映画であるが、オペラ風の演出。歌う台詞が中心だから、ペースがゆったりした雰囲気になる。ストーリーはシンプルだが、迷い、揺れる心理の葛藤もあり、登場人物の思いのすれ違いがあり、悲しみがあり、怒りがあり、そして、感動がある。
いい映画であった。神が何度も、台詞の中に登場するが、神は何もしていないといいたい。しかし、施設としての教会の有意性は、肯定するしかない。これがなければ主人公が生きていく手段がなかったのだから。
そして、貴族、富裕層に対する学生の反乱、抵抗、熱情、恋。介在する卑劣な、貪欲な人間達。信念に生きようとして、敗れる人間。悲劇的なジャンバルジャンの人生だが、救いがある。すべての人間に与えられる方法、結末。

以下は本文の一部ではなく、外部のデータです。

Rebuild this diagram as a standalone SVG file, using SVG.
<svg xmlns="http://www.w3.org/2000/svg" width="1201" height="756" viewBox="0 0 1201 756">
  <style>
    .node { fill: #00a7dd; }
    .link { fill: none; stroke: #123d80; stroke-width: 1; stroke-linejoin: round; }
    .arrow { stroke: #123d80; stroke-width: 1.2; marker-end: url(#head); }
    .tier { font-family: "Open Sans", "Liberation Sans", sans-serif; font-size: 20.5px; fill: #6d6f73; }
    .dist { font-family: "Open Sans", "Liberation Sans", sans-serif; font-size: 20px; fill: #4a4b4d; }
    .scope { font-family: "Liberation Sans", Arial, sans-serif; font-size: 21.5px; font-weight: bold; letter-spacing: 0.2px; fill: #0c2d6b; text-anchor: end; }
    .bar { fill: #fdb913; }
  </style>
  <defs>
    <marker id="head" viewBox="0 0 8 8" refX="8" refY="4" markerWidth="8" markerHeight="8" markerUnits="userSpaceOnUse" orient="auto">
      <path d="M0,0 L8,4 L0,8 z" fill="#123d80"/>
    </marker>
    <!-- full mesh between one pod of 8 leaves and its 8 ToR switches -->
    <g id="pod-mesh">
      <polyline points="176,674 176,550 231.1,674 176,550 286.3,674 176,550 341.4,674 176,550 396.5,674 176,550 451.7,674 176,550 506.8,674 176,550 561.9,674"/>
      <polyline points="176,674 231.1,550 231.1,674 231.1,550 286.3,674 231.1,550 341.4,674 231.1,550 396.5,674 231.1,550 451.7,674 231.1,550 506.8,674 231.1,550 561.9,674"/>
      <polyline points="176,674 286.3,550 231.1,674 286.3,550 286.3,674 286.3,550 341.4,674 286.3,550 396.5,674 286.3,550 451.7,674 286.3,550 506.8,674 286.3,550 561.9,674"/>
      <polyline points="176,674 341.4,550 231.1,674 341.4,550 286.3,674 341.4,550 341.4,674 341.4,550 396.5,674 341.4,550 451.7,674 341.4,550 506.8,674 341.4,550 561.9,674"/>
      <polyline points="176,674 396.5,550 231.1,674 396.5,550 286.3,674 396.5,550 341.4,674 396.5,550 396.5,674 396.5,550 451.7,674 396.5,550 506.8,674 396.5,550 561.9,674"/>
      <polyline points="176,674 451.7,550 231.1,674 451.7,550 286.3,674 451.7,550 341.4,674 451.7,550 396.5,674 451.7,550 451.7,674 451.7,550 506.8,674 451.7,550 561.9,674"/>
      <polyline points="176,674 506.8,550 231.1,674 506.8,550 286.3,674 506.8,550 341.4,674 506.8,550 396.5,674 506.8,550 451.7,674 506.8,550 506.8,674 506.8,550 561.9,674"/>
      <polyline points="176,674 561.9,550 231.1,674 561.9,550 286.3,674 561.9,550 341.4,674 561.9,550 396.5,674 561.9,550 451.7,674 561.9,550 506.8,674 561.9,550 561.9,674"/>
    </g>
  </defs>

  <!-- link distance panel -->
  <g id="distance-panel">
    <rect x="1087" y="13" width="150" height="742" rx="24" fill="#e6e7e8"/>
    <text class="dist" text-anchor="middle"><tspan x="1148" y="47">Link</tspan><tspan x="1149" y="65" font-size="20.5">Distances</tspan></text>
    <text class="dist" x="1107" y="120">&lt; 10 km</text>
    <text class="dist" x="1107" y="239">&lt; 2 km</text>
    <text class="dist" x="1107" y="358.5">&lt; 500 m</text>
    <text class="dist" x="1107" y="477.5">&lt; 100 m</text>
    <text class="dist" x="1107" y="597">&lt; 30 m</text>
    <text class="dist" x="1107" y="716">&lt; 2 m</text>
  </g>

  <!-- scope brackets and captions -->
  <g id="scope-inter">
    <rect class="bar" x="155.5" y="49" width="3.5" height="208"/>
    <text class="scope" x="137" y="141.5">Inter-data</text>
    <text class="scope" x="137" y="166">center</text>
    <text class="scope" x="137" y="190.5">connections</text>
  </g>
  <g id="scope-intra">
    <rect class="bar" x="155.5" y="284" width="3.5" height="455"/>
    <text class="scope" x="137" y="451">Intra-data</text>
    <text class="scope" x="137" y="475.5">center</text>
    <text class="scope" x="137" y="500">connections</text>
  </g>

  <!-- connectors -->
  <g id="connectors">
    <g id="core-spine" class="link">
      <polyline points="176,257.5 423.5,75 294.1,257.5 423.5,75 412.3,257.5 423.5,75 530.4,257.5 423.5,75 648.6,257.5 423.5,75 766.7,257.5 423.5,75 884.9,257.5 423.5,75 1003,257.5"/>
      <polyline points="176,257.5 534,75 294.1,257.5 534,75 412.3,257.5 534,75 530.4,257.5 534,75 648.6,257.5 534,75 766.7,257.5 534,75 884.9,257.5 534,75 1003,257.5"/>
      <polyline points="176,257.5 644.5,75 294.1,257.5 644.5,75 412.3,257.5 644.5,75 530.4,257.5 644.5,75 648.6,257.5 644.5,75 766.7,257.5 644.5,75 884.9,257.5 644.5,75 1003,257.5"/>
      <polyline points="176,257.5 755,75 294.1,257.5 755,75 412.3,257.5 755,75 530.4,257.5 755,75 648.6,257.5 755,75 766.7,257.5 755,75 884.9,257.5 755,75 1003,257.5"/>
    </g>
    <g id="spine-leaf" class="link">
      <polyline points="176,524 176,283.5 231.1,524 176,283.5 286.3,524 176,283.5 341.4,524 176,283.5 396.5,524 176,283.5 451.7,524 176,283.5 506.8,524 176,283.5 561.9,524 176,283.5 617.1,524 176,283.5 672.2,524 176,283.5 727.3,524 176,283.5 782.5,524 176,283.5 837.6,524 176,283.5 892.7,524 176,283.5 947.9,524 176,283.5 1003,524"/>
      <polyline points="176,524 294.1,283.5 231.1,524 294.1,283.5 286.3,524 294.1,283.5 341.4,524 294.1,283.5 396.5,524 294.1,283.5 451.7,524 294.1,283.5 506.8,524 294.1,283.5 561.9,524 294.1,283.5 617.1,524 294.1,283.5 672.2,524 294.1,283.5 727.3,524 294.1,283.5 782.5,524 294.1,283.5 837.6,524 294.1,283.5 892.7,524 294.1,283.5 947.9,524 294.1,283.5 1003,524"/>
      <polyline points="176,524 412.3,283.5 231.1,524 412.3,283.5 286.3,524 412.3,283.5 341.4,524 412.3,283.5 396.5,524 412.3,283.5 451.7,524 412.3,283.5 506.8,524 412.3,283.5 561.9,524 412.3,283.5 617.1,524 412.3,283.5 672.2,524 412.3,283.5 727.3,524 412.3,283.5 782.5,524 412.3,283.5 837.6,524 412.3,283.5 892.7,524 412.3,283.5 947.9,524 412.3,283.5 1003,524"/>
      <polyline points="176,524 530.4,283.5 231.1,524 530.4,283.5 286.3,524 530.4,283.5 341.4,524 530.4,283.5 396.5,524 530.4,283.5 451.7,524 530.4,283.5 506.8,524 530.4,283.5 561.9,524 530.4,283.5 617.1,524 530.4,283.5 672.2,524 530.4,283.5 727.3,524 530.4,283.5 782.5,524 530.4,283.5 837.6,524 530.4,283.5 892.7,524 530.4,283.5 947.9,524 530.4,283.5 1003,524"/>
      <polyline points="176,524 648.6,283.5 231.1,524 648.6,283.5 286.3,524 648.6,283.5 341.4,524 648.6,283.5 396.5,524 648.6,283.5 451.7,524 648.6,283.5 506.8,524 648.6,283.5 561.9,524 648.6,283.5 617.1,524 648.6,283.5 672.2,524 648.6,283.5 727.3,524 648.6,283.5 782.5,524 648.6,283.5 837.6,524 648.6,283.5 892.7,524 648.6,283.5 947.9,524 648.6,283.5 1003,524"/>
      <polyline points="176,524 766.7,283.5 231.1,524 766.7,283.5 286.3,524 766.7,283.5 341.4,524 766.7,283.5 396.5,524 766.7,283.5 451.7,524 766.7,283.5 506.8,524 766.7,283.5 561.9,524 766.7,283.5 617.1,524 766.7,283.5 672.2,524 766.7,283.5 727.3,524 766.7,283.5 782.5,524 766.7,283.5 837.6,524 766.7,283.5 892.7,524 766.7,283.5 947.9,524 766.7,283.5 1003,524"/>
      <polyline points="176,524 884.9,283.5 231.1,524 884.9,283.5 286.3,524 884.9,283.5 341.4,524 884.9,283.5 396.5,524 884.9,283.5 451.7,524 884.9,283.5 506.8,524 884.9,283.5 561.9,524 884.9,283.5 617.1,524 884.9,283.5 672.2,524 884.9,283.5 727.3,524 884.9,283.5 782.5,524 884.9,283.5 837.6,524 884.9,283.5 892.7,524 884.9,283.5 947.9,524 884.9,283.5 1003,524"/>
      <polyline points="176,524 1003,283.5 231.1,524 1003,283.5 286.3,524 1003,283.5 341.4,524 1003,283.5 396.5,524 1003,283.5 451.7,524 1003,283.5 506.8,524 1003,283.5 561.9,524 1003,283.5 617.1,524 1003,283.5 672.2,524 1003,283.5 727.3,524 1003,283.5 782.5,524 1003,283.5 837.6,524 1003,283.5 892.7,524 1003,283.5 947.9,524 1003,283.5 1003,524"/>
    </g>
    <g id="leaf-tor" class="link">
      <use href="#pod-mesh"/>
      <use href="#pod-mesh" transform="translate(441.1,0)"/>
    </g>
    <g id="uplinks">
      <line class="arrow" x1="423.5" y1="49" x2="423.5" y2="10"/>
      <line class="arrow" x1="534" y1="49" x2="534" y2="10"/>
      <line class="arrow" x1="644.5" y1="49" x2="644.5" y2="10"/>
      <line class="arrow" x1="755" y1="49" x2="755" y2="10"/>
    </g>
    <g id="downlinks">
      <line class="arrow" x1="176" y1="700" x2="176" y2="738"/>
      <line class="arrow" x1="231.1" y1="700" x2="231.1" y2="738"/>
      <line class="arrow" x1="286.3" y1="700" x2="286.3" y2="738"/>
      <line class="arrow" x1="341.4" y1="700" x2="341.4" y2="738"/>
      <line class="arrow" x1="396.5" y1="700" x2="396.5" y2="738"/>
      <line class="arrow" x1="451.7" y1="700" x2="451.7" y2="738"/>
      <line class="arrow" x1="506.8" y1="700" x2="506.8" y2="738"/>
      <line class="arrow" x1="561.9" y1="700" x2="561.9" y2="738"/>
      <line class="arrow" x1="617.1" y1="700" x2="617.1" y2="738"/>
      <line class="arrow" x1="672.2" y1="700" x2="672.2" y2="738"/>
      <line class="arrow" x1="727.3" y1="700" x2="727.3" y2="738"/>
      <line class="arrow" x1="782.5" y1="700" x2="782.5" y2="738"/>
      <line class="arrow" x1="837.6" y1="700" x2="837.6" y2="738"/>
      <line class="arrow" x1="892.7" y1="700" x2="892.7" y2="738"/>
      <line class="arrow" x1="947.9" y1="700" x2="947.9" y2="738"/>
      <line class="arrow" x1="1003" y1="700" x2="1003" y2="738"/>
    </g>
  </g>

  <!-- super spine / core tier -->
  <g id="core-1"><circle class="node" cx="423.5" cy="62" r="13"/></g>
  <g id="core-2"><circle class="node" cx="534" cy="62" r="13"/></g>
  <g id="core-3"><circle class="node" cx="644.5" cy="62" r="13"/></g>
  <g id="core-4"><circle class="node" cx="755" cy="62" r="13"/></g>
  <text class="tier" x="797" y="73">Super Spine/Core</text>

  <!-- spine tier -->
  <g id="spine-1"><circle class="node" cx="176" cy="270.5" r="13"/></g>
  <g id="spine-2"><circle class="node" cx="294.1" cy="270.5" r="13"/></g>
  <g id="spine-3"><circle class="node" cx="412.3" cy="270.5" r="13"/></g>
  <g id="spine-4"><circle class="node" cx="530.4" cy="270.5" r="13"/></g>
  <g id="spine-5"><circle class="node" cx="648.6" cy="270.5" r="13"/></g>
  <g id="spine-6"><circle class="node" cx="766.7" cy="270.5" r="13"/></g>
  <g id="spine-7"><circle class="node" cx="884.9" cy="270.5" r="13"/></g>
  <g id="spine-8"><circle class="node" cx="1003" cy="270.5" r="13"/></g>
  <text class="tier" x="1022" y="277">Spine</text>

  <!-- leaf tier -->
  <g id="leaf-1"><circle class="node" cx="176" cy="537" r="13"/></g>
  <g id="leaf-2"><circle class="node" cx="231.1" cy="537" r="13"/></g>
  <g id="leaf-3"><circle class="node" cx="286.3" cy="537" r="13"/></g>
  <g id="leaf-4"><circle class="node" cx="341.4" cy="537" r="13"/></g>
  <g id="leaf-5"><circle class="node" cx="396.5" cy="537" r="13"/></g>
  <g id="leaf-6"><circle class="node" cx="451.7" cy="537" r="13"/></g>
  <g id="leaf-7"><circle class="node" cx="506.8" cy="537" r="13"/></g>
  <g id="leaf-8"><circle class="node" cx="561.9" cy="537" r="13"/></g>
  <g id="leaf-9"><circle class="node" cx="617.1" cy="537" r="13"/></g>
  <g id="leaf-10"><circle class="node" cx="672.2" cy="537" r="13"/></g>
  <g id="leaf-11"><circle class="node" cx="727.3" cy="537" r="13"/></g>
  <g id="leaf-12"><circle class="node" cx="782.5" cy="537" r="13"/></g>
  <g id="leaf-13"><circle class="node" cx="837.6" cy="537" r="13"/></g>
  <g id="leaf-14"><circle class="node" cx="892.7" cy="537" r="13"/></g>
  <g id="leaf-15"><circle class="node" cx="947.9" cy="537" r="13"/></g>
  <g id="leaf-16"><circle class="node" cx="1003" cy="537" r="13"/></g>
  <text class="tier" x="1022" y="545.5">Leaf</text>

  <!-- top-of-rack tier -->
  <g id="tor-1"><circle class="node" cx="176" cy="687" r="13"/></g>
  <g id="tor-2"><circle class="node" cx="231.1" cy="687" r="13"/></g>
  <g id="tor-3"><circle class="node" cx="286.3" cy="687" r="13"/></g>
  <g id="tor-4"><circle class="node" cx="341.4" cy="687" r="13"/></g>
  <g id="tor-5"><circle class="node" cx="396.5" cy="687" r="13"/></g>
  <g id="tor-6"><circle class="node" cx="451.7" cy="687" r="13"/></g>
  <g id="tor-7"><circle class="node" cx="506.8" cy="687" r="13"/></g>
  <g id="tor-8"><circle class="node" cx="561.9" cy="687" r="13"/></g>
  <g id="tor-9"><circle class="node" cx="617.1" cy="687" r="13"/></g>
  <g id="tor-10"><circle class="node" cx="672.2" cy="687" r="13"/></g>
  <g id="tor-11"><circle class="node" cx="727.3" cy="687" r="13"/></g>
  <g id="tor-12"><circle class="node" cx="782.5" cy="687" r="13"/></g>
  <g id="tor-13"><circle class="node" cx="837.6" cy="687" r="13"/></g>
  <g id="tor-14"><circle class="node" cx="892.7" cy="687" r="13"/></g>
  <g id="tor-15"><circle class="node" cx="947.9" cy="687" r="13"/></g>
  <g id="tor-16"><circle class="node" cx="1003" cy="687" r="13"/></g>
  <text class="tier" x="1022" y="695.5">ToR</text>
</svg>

最後の瞬間にどう思えるかが、ポイントにみえてくる。最後の瞬間をどう迎えるかは、そのプロセスにある。プロセスがいい加減では、ラストもしまるわけがない。
シンプルに人生を考え直す。原発についても、憲法9条にしても、国際間の揉め事についても、答えは簡単である。将来の子供達の姿を思いうかべるならば、取るべき道は自然に決まるといいたい。